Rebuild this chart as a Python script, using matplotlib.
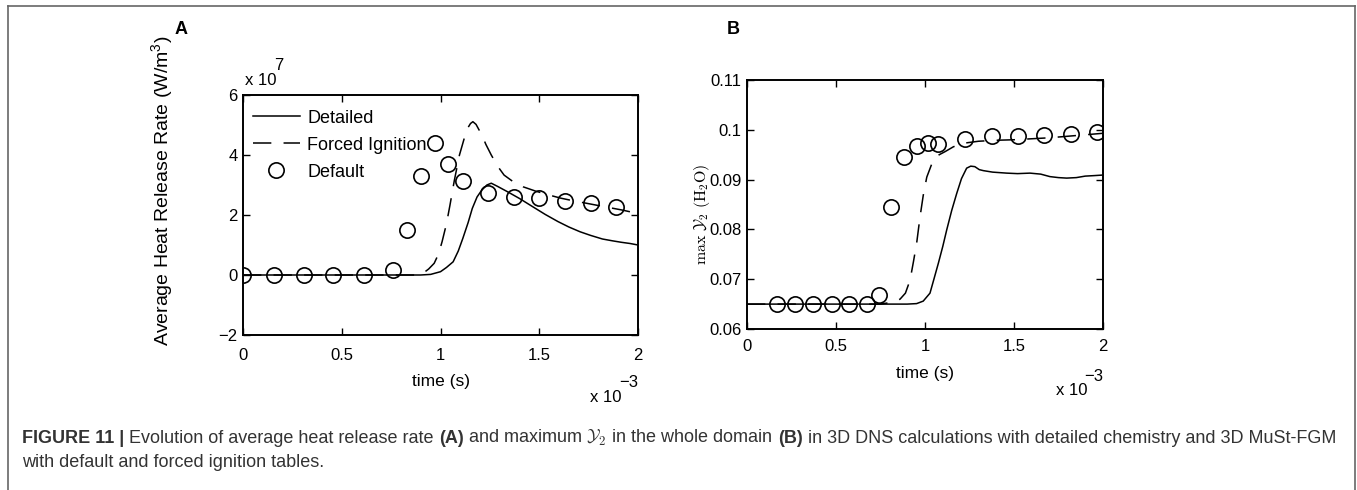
import matplotlib
matplotlib.use('Agg')
import matplotlib.pyplot as plt
from matplotlib.lines import Line2D

plt.rcParams['font.family'] = ['Liberation Sans', 'DejaVu Sans']
plt.rcParams['mathtext.fontset'] = 'custom'
plt.rcParams['mathtext.rm'] = 'Liberation Sans'
plt.rcParams['mathtext.it'] = 'Liberation Sans:italic'
plt.rcParams['mathtext.bf'] = 'Liberation Sans:bold'

W, H = 1357, 490

# ---- Panel A: average heat release rate (time in 1e-3 s, HRR in 1e7 W/m3) ----
t_det_a = [0, 0.9, 0.95, 1.0, 1.03, 1.064, 1.09, 1.113, 1.14, 1.161, 1.185, 1.209, 1.235,
           1.257, 1.29, 1.338, 1.40, 1.466, 1.53, 1.595, 1.65, 1.707, 1.76, 1.82, 1.87,
           1.916, 1.96, 2.0]
hrr_det_a = [0, 0, 0.02, 0.11, 0.25, 0.44, 0.8, 1.22, 1.75, 2.22, 2.6, 2.83, 3.0,
             3.06, 2.95, 2.78, 2.55, 2.28, 2.02, 1.78, 1.6, 1.44, 1.32, 1.2, 1.14,
             1.09, 1.05, 1.0]

t_frc_a = [0, 0.88, 0.912, 0.94, 0.968, 0.99, 1.008, 1.03, 1.048, 1.07, 1.096, 1.12, 1.137,
           1.152, 1.164, 1.18, 1.209, 1.23, 1.257, 1.29, 1.322, 1.37, 1.418, 1.48, 1.547,
           1.61, 1.675, 1.74, 1.804, 1.86, 1.916, 2.0]
hrr_frc_a = [0, 0, 0.06, 0.2, 0.39, 0.7, 1.11, 1.7, 2.33, 3.15, 4.0, 4.55, 4.89,
             5.05, 5.11, 5.02, 4.67, 4.35, 4.0, 3.62, 3.33, 3.1, 2.94, 2.8, 2.67,
             2.56, 2.47, 2.39, 2.31, 2.24, 2.17, 2.05]

t_def_a = [0, 0.156, 0.309, 0.457, 0.611, 0.762, 0.831, 0.9, 0.971, 1.04, 1.113,
           1.241, 1.37, 1.498, 1.63, 1.76, 1.887]
hrr_def_a = [0, 0, 0, 0, 0, 0.17, 1.5, 3.31, 4.41, 3.69, 3.13,
             2.74, 2.59, 2.56, 2.47, 2.39, 2.28]

# ---- Panel B: max Y2 (H2O) ----
t_det_b = [0, 0.9, 0.953, 0.99, 1.028, 1.05, 1.075, 1.1, 1.122, 1.15, 1.178, 1.205, 1.234,
           1.257, 1.28, 1.305, 1.328, 1.38, 1.459, 1.52, 1.59, 1.65, 1.702, 1.75, 1.796,
           1.85, 1.9, 1.95, 1.993]
y2_det_b = [0.065, 0.065, 0.0651, 0.0656, 0.0672, 0.070, 0.0732, 0.0766, 0.0799, 0.0838,
            0.0872, 0.0902, 0.0923, 0.0927, 0.0926, 0.0920, 0.0918, 0.0915, 0.0913, 0.0912,
            0.0913, 0.0911, 0.0906, 0.0904, 0.0903, 0.0904, 0.0907, 0.0908, 0.0909]

t_frc_b = [0, 0.75, 0.785, 0.83, 0.86, 0.89, 0.916, 0.935, 0.953, 0.972, 0.99, 1.01, 1.047,
           1.08, 1.112, 1.16, 1.216, 1.3, 1.4, 1.5, 1.6, 1.7, 1.8, 1.9, 2.0]
y2_frc_b = [0.065, 0.065, 0.0652, 0.0655, 0.066, 0.0672, 0.0698, 0.0735, 0.0772, 0.0825,
            0.0868, 0.0905, 0.094, 0.0950, 0.0956, 0.0966, 0.0973, 0.0977, 0.0979, 0.098,
            0.0982, 0.0984, 0.0987, 0.099, 0.0993]

t_def_b = [0.17, 0.27, 0.373, 0.476, 0.575, 0.672, 0.743, 0.809, 0.884, 0.953, 1.019,
           1.075, 1.225, 1.375, 1.524, 1.67, 1.82, 1.968]
y2_def_b = [0.065, 0.065, 0.065, 0.065, 0.065, 0.065, 0.0668, 0.0844, 0.0945, 0.0967,
            0.0973, 0.0972, 0.0981, 0.0988, 0.0988, 0.099, 0.0991, 0.0995]

x_ticks = [0, 0.5, 1, 1.5, 2]
x_ticklabels = ['0', '0.5', '1', '1.5', '2']


def fx(x):
    return x / W


def fy(y):
    return 1 - y / H


fig = plt.figure(figsize=(W / 100, H / 100), dpi=100)

ax_a = fig.add_axes([fx(243), fy(335), 395 / W, 240 / H])
ax_b = fig.add_axes([fx(747), fy(329), 356 / W, 249 / H])

dash = (0, (12, 8))
mk = dict(marker='o', linestyle='none', markersize=11, markerfacecolor='none',
          markeredgecolor='black', markeredgewidth=1.2)

ax_a.plot(t_det_a, hrr_det_a, color='black', lw=1.1, label='Detailed')
ax_a.plot(t_frc_a, hrr_frc_a, color='black', lw=1.1, linestyle=dash, label='Forced Ignition')
ax_a.plot(t_def_a, hrr_def_a, label='Default', **mk)
ax_a.set_xlim(0, 2)
ax_a.set_ylim(-2, 6)
ax_a.set_yticks([-2, 0, 2, 4, 6])
ax_a.legend(loc='upper left', bbox_to_anchor=(0, 0.98), frameon=False, fontsize=13,
            handlelength=2.6, handletextpad=0.4, labelspacing=0.55, borderaxespad=0.15)

ax_b.plot(t_det_b, y2_det_b, color='black', lw=1.1)
ax_b.plot(t_frc_b, y2_frc_b, color='black', lw=1.1, linestyle=dash)
ax_b.plot(t_def_b, y2_def_b, **mk)
ax_b.set_xlim(0, 2)
ax_b.set_ylim(0.06, 0.11)
ax_b.set_yticks([0.06, 0.07, 0.08, 0.09, 0.1, 0.11])
ax_b.set_yticklabels(['0.06', '0.07', '0.08', '0.09', '0.1', '0.11'])

for ax, xpad, lpad in ((ax_a, 9, 8), (ax_b, 7, 9)):
    ax.set_xticks(x_ticks)
    ax.set_xticklabels(x_ticklabels)
    ax.tick_params(direction='in', top=True, right=True, length=5, width=1.0,
                   labelsize=12)
    ax.tick_params(axis='x', pad=xpad)
    ax.tick_params(axis='y', pad=4)
    for s in ax.spines.values():
        s.set_linewidth(1.4)
    ax.set_xlabel('time (s)', fontsize=12.5, labelpad=lpad)

ax_a.set_ylabel('Average Heat Release Rate (W/m$^3$)', fontsize=14)
ax_a.yaxis.set_label_coords(-0.172, 0.6)
ax_b.set_ylabel(r'$\mathrm{max}\ \mathcal{Y}_2\ (\mathrm{H_2O})$', fontsize=11.5,
                math_fontfamily='cm')
ax_b.yaxis.set_label_coords(-0.098, 0.46)

# MATLAB style exponent labels
fig.text(fx(245), fy(85), 'x 10', fontsize=12, va='baseline', ha='left')
fig.text(fx(274), fy(70), '7', fontsize=12, va='baseline', ha='left')
fig.text(fx(622), fy(402), 'x 10', fontsize=12, va='baseline', ha='right')
fig.text(fx(638), fy(387), '\u22123', fontsize=12, va='baseline', ha='right')
fig.text(fx(1087), fy(395), 'x 10', fontsize=12, va='baseline', ha='right')
fig.text(fx(1103), fy(381), '\u22123', fontsize=12, va='baseline', ha='right')

# panel letters
fig.text(fx(181), fy(30), 'A', fontsize=13, weight='bold', ha='center', va='center')
fig.text(fx(733), fy(30), 'B', fontsize=13, weight='bold', ha='center', va='center')

# frame around figure
frame_c = '#666666'
fig.add_artist(Line2D([fx(8), fx(8)], [fy(6), -0.1], color=frame_c, lw=1.2))
fig.add_artist(Line2D([fx(8), fx(1355)], [fy(6), fy(6)], color=frame_c, lw=1.2))
fig.add_artist(Line2D([fx(1355), fx(1355)], [fy(6), -0.1], color=frame_c, lw=1.2))

# caption with mixed weights
renderer = fig.canvas.get_renderer()
cap_c = '#333333'
cap_size = 13.0
space = 5


def caption_row(pieces, x, y):
    for txt, weight in pieces:
        t = fig.text(fx(x), fy(y), txt, fontsize=cap_size, weight=weight, color=cap_c,
                     va='baseline', ha='left', math_fontfamily='cm')
        x += t.get_window_extent(renderer).width + space


caption_row([('FIGURE 11 |', 'bold'),
             ('Evolution of average heat release rate', 'normal'),
             ('(A)', 'bold'),
             (r'and maximum $\mathcal{Y}_2$ in the whole domain', 'normal'),
             ('(B)', 'bold'),
             ('in 3D DNS calculations with detailed chemistry and 3D MuSt-FGM', 'normal')],
            22, 443)
caption_row([('with default and forced ignition tables.', 'normal')], 22, 467)

plt.savefig('out.png', dpi=100)
plt.close()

EXERCISE
With all pictures left out, please transcribe exactly the lines from the start of the material through the line with "2.56, 2.47, 2.39, 2.31, 2.24, 2.17, 2.05]".

WRITTEN SOLUTION
Rebuild this chart as a Python script, using matplotlib.
import matplotlib
matplotlib.use('Agg')
import matplotlib.pyplot as plt
from matplotlib.lines import Line2D

plt.rcParams['font.family'] = ['Liberation Sans', 'DejaVu Sans']
plt.rcParams['mathtext.fontset'] = 'custom'
plt.rcParams['mathtext.rm'] = 'Liberation Sans'
plt.rcParams['mathtext.it'] = 'Liberation Sans:italic'
plt.rcParams['mathtext.bf'] = 'Liberation Sans:bold'

W, H = 1357, 490

# ---- Panel A: average heat release rate (time in 1e-3 s, HRR in 1e7 W/m3) ----
t_det_a = [0, 0.9, 0.95, 1.0, 1.03, 1.064, 1.09, 1.113, 1.14, 1.161, 1.185, 1.209, 1.235,
           1.257, 1.29, 1.338, 1.40, 1.466, 1.53, 1.595, 1.65, 1.707, 1.76, 1.82, 1.87,
           1.916, 1.96, 2.0]
hrr_det_a = [0, 0, 0.02, 0.11, 0.25, 0.44, 0.8, 1.22, 1.75, 2.22, 2.6, 2.83, 3.0,
             3.06, 2.95, 2.78, 2.55, 2.28, 2.02, 1.78, 1.6, 1.44, 1.32, 1.2, 1.14,
             1.09, 1.05, 1.0]

t_frc_a = [0, 0.88, 0.912, 0.94, 0.968, 0.99, 1.008, 1.03, 1.048, 1.07, 1.096, 1.12, 1.137,
           1.152, 1.164, 1.18, 1.209, 1.23, 1.257, 1.29, 1.322, 1.37, 1.418, 1.48, 1.547,
           1.61, 1.675, 1.74, 1.804, 1.86, 1.916, 2.0]
hrr_frc_a = [0, 0, 0.06, 0.2, 0.39, 0.7, 1.11, 1.7, 2.33, 3.15, 4.0, 4.55, 4.89,
             5.05, 5.11, 5.02, 4.67, 4.35, 4.0, 3.62, 3.33, 3.1, 2.94, 2.8, 2.67,
             2.56, 2.47, 2.39, 2.31, 2.24, 2.17, 2.05]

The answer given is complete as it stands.